→ **Data extract**

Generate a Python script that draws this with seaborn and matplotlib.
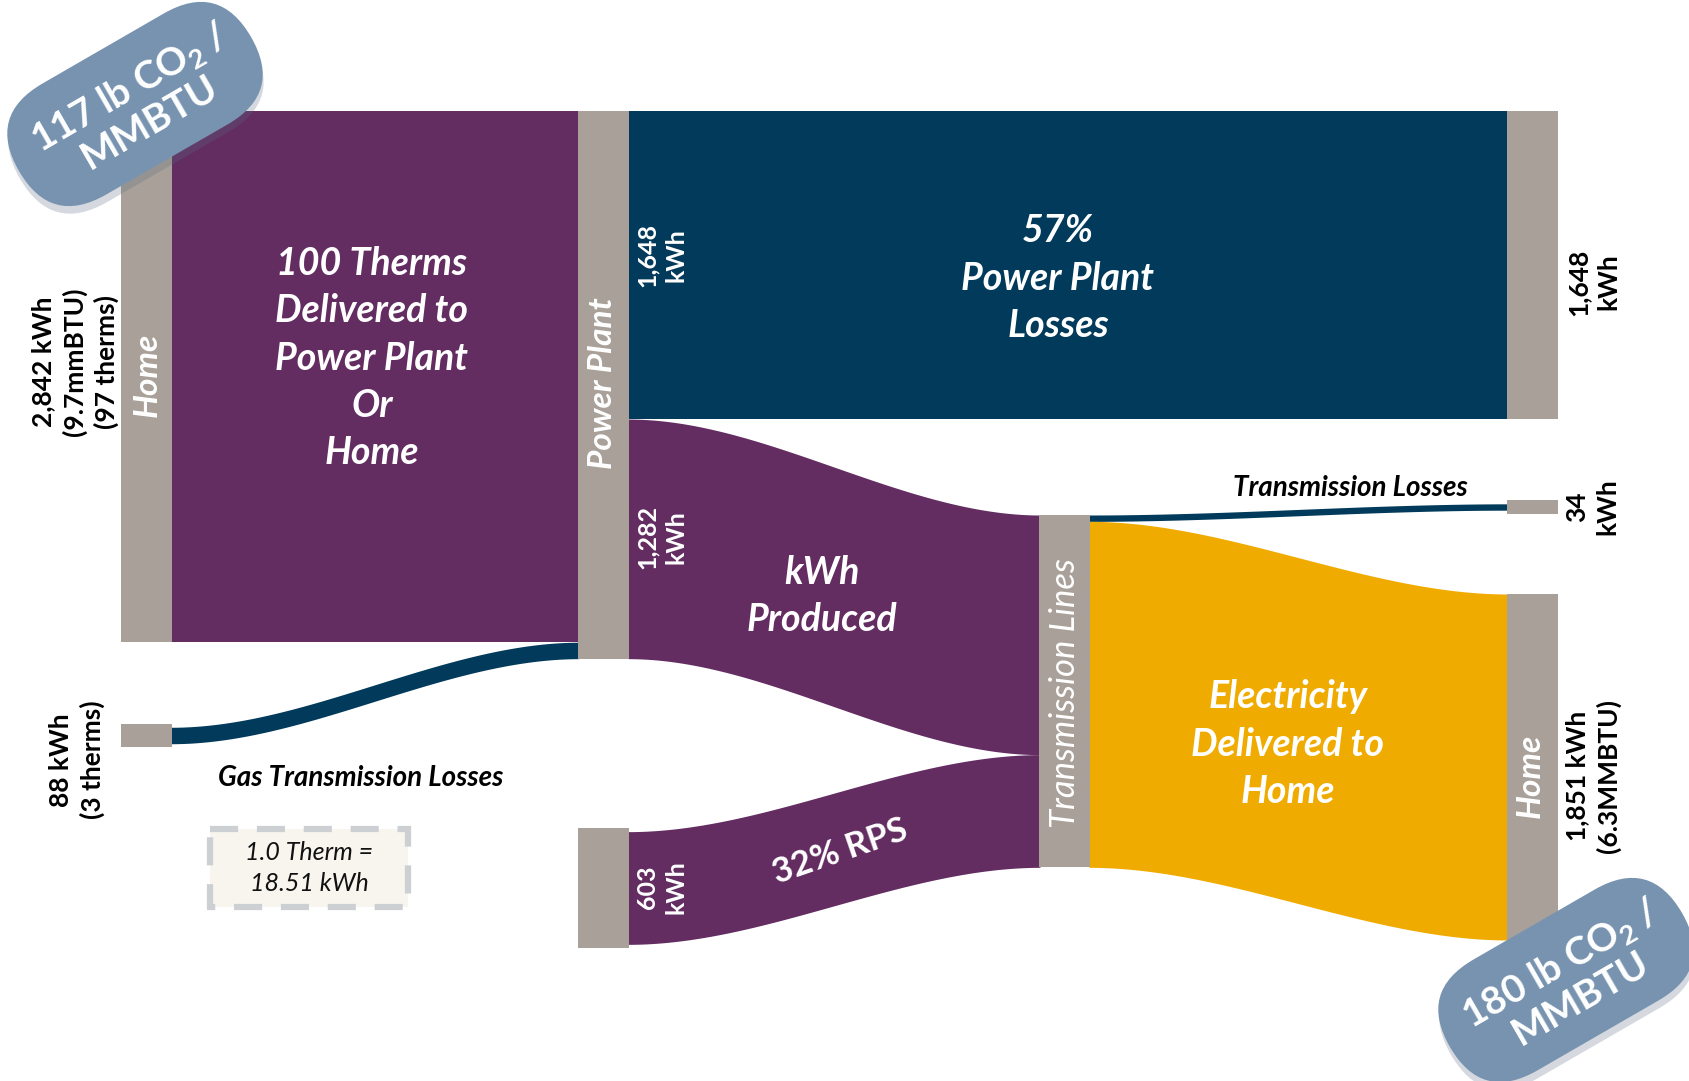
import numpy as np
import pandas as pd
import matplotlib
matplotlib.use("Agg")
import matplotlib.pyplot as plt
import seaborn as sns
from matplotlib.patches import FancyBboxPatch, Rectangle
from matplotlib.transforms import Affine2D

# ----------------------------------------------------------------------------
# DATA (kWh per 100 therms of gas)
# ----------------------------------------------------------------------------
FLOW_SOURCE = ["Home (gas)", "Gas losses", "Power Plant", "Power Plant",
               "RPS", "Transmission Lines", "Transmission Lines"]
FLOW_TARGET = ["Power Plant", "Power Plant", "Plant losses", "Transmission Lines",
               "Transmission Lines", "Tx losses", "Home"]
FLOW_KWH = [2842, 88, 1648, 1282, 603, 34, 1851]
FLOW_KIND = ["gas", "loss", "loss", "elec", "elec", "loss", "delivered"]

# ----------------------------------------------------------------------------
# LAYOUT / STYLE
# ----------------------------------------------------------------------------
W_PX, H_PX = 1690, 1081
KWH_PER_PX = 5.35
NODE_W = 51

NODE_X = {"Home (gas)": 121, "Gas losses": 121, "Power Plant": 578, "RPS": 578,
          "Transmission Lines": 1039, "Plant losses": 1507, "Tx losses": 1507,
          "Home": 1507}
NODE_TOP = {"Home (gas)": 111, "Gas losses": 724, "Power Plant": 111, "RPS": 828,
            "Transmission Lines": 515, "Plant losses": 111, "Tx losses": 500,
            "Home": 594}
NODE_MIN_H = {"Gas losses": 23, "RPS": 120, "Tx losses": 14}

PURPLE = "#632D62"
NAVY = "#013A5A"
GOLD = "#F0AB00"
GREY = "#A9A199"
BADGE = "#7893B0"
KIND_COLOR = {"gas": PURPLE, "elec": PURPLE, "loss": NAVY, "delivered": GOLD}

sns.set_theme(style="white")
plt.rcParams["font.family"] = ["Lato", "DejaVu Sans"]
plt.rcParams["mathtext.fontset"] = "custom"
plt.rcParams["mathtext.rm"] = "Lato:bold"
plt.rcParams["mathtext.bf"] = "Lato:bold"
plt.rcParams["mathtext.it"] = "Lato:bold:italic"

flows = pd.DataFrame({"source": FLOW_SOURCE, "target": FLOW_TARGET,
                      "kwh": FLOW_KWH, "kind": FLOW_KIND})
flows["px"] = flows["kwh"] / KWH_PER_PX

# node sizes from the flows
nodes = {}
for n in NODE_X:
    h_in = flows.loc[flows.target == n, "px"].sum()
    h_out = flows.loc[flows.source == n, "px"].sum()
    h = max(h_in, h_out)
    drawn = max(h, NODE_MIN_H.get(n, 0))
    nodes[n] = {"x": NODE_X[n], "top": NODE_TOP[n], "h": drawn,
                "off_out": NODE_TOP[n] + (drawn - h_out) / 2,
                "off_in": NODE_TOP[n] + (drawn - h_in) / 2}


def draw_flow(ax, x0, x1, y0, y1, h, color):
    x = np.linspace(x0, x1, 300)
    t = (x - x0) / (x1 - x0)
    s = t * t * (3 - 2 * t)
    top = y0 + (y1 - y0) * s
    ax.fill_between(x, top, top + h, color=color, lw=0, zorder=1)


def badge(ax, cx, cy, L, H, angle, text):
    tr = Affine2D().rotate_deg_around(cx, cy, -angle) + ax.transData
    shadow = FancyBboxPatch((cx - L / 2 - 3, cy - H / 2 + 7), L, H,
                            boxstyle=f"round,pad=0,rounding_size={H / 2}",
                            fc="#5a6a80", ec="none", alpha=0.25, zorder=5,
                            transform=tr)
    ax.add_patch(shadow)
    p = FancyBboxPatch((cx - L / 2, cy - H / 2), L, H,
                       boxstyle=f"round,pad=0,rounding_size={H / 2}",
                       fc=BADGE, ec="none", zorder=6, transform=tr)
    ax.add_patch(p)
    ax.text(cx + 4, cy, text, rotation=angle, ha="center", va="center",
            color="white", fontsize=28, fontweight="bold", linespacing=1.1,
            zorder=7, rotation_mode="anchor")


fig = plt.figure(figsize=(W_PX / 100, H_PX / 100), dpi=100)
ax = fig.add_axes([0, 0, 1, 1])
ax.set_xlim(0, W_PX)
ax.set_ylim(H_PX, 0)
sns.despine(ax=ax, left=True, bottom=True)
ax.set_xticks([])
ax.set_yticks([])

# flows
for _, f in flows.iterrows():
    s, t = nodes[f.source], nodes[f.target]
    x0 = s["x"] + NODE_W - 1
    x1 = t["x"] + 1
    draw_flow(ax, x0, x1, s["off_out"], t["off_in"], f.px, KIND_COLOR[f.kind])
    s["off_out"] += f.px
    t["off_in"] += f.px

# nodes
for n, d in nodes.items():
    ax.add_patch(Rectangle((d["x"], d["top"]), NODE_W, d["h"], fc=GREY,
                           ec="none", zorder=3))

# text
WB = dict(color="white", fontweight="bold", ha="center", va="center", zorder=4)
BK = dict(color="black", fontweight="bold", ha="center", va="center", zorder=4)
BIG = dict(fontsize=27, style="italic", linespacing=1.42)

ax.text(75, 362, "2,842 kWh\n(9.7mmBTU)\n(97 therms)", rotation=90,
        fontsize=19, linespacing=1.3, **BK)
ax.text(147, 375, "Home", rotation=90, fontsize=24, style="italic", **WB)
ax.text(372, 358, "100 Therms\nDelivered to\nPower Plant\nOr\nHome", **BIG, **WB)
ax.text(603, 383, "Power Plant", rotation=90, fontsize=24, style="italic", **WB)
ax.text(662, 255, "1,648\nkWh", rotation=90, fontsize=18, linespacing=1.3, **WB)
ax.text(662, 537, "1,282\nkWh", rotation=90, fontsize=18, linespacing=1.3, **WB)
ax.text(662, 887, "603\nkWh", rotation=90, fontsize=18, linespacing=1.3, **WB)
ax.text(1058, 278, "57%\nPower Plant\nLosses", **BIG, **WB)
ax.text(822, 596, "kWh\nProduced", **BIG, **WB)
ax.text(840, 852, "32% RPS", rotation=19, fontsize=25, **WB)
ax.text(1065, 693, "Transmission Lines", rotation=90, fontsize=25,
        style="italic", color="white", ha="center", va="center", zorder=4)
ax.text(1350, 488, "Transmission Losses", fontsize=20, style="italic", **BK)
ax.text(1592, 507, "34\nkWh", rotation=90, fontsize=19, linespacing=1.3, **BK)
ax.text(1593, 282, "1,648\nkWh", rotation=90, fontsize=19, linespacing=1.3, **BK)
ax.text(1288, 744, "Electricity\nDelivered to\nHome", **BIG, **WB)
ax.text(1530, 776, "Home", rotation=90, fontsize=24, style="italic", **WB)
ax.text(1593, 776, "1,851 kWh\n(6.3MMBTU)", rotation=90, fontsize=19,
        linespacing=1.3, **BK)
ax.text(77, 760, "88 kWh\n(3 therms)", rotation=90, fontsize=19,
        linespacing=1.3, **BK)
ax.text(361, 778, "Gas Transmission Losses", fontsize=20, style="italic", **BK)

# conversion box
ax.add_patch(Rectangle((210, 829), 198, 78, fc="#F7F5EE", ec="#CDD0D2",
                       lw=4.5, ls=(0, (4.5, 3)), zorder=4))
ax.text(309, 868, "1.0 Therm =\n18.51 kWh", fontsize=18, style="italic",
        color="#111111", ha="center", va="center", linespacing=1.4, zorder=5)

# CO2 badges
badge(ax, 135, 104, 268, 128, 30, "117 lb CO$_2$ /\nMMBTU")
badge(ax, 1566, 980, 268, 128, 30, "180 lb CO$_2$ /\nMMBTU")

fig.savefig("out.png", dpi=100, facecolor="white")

→ **Exercise instructions**
Quote the material word for word, dropping any images it holds.

→ **Response for this exercise**
Generate a Python script that draws this with seaborn and matplotlib.
import numpy as np
import pandas as pd
import matplotlib
matplotlib.use("Agg")
import matplotlib.pyplot as plt
import seaborn as sns
from matplotlib.patches import FancyBboxPatch, Rectangle
from matplotlib.transforms import Affine2D

# ----------------------------------------------------------------------------
# DATA (kWh per 100 therms of gas)
# ----------------------------------------------------------------------------
FLOW_SOURCE = ["Home (gas)", "Gas losses", "Power Plant", "Power Plant",
               "RPS", "Transmission Lines", "Transmission Lines"]
FLOW_TARGET = ["Power Plant", "Power Plant", "Plant losses", "Transmission Lines",
               "Transmission Lines", "Tx losses", "Home"]
FLOW_KWH = [2842, 88, 1648, 1282, 603, 34, 1851]
FLOW_KIND = ["gas", "loss", "loss", "elec", "elec", "loss", "delivered"]

# ----------------------------------------------------------------------------
# LAYOUT / STYLE
# ----------------------------------------------------------------------------
W_PX, H_PX = 1690, 1081
KWH_PER_PX = 5.35
NODE_W = 51

NODE_X = {"Home (gas)": 121, "Gas losses": 121, "Power Plant": 578, "RPS": 578,
          "Transmission Lines": 1039, "Plant losses": 1507, "Tx losses": 1507,
          "Home": 1507}
NODE_TOP = {"Home (gas)": 111, "Gas losses": 724, "Power Plant": 111, "RPS": 828,
            "Transmission Lines": 515, "Plant losses": 111, "Tx losses": 500,
            "Home": 594}
NODE_MIN_H = {"Gas losses": 23, "RPS": 120, "Tx losses": 14}

PURPLE = "#632D62"
NAVY = "#013A5A"
GOLD = "#F0AB00"
GREY = "#A9A199"
BADGE = "#7893B0"
KIND_COLOR = {"gas": PURPLE, "elec": PURPLE, "loss": NAVY, "delivered": GOLD}

sns.set_theme(style="white")
plt.rcParams["font.family"] = ["Lato", "DejaVu Sans"]
plt.rcParams["mathtext.fontset"] = "custom"
plt.rcParams["mathtext.rm"] = "Lato:bold"
plt.rcParams["mathtext.bf"] = "Lato:bold"
plt.rcParams["mathtext.it"] = "Lato:bold:italic"

flows = pd.DataFrame({"source": FLOW_SOURCE, "target": FLOW_TARGET,
                      "kwh": FLOW_KWH, "kind": FLOW_KIND})
flows["px"] = flows["kwh"] / KWH_PER_PX

# node sizes from the flows
nodes = {}
for n in NODE_X:
    h_in = flows.loc[flows.target == n, "px"].sum()
    h_out = flows.loc[flows.source == n, "px"].sum()
    h = max(h_in, h_out)
    drawn = max(h, NODE_MIN_H.get(n, 0))
    nodes[n] = {"x": NODE_X[n], "top": NODE_TOP[n], "h": drawn,
                "off_out": NODE_TOP[n] + (drawn - h_out) / 2,
                "off_in": NODE_TOP[n] + (drawn - h_in) / 2}


def draw_flow(ax, x0, x1, y0, y1, h, color):
    x = np.linspace(x0, x1, 300)
    t = (x - x0) / (x1 - x0)
    s = t * t * (3 - 2 * t)
    top = y0 + (y1 - y0) * s
    ax.fill_between(x, top, top + h, color=color, lw=0, zorder=1)


def badge(ax, cx, cy, L, H, angle, text):
    tr = Affine2D().rotate_deg_around(cx, cy, -angle) + ax.transData
    shadow = FancyBboxPatch((cx - L / 2 - 3, cy - H / 2 + 7), L, H,
                            boxstyle=f"round,pad=0,rounding_size={H / 2}",
                            fc="#5a6a80", ec="none", alpha=0.25, zorder=5,
                            transform=tr)
    ax.add_patch(shadow)
    p = FancyBboxPatch((cx - L / 2, cy - H / 2), L, H,
                       boxstyle=f"round,pad=0,rounding_size={H / 2}",
                       fc=BADGE, ec="none", zorder=6, transform=tr)
    ax.add_patch(p)
    ax.text(cx + 4, cy, text, rotation=angle, ha="center", va="center",
            color="white", fontsize=28, fontweight="bold", linespacing=1.1,
            zorder=7, rotation_mode="anchor")


fig = plt.figure(figsize=(W_PX / 100, H_PX / 100), dpi=100)
ax = fig.add_axes([0, 0, 1, 1])
ax.set_xlim(0, W_PX)
ax.set_ylim(H_PX, 0)
sns.despine(ax=ax, left=True, bottom=True)
ax.set_xticks([])
ax.set_yticks([])

# flows
for _, f in flows.iterrows():
    s, t = nodes[f.source], nodes[f.target]
    x0 = s["x"] + NODE_W - 1
    x1 = t["x"] + 1
    draw_flow(ax, x0, x1, s["off_out"], t["off_in"], f.px, KIND_COLOR[f.kind])
    s["off_out"] += f.px
    t["off_in"] += f.px

# nodes
for n, d in nodes.items():
    ax.add_patch(Rectangle((d["x"], d["top"]), NODE_W, d["h"], fc=GREY,
                           ec="none", zorder=3))

# text
WB = dict(color="white", fontweight="bold", ha="center", va="center", zorder=4)
BK = dict(color="black", fontweight="bold", ha="center", va="center", zorder=4)
BIG = dict(fontsize=27, style="italic", linespacing=1.42)

ax.text(75, 362, "2,842 kWh\n(9.7mmBTU)\n(97 therms)", rotation=90,
        fontsize=19, linespacing=1.3, **BK)
ax.text(147, 375, "Home", rotation=90, fontsize=24, style="italic", **WB)
ax.text(372, 358, "100 Therms\nDelivered to\nPower Plant\nOr\nHome", **BIG, **WB)
ax.text(603, 383, "Power Plant", rotation=90, fontsize=24, style="italic", **WB)
ax.text(662, 255, "1,648\nkWh", rotation=90, fontsize=18, linespacing=1.3, **WB)
ax.text(662, 537, "1,282\nkWh", rotation=90, fontsize=18, linespacing=1.3, **WB)
ax.text(662, 887, "603\nkWh", rotation=90, fontsize=18, linespacing=1.3, **WB)
ax.text(1058, 278, "57%\nPower Plant\nLosses", **BIG, **WB)
ax.text(822, 596, "kWh\nProduced", **BIG, **WB)
ax.text(840, 852, "32% RPS", rotation=19, fontsize=25, **WB)
ax.text(1065, 693, "Transmission Lines", rotation=90, fontsize=25,
        style="italic", color="white", ha="center", va="center", zorder=4)
ax.text(1350, 488, "Transmission Losses", fontsize=20, style="italic", **BK)
ax.text(1592, 507, "34\nkWh", rotation=90, fontsize=19, linespacing=1.3, **BK)
ax.text(1593, 282, "1,648\nkWh", rotation=90, fontsize=19, linespacing=1.3, **BK)
ax.text(1288, 744, "Electricity\nDelivered to\nHome", **BIG, **WB)
ax.text(1530, 776, "Home", rotation=90, fontsize=24, style="italic", **WB)
ax.text(1593, 776, "1,851 kWh\n(6.3MMBTU)", rotation=90, fontsize=19,
        linespacing=1.3, **BK)
ax.text(77, 760, "88 kWh\n(3 therms)", rotation=90, fontsize=19,
        linespacing=1.3, **BK)
ax.text(361, 778, "Gas Transmission Losses", fontsize=20, style="italic", **BK)

# conversion box
ax.add_patch(Rectangle((210, 829), 198, 78, fc="#F7F5EE", ec="#CDD0D2",
                       lw=4.5, ls=(0, (4.5, 3)), zorder=4))
ax.text(309, 868, "1.0 Therm =\n18.51 kWh", fontsize=18, style="italic",
        color="#111111", ha="center", va="center", linespacing=1.4, zorder=5)

# CO2 badges
badge(ax, 135, 104, 268, 128, 30, "117 lb CO$_2$ /\nMMBTU")
badge(ax, 1566, 980, 268, 128, 30, "180 lb CO$_2$ /\nMMBTU")

fig.savefig("out.png", dpi=100, facecolor="white")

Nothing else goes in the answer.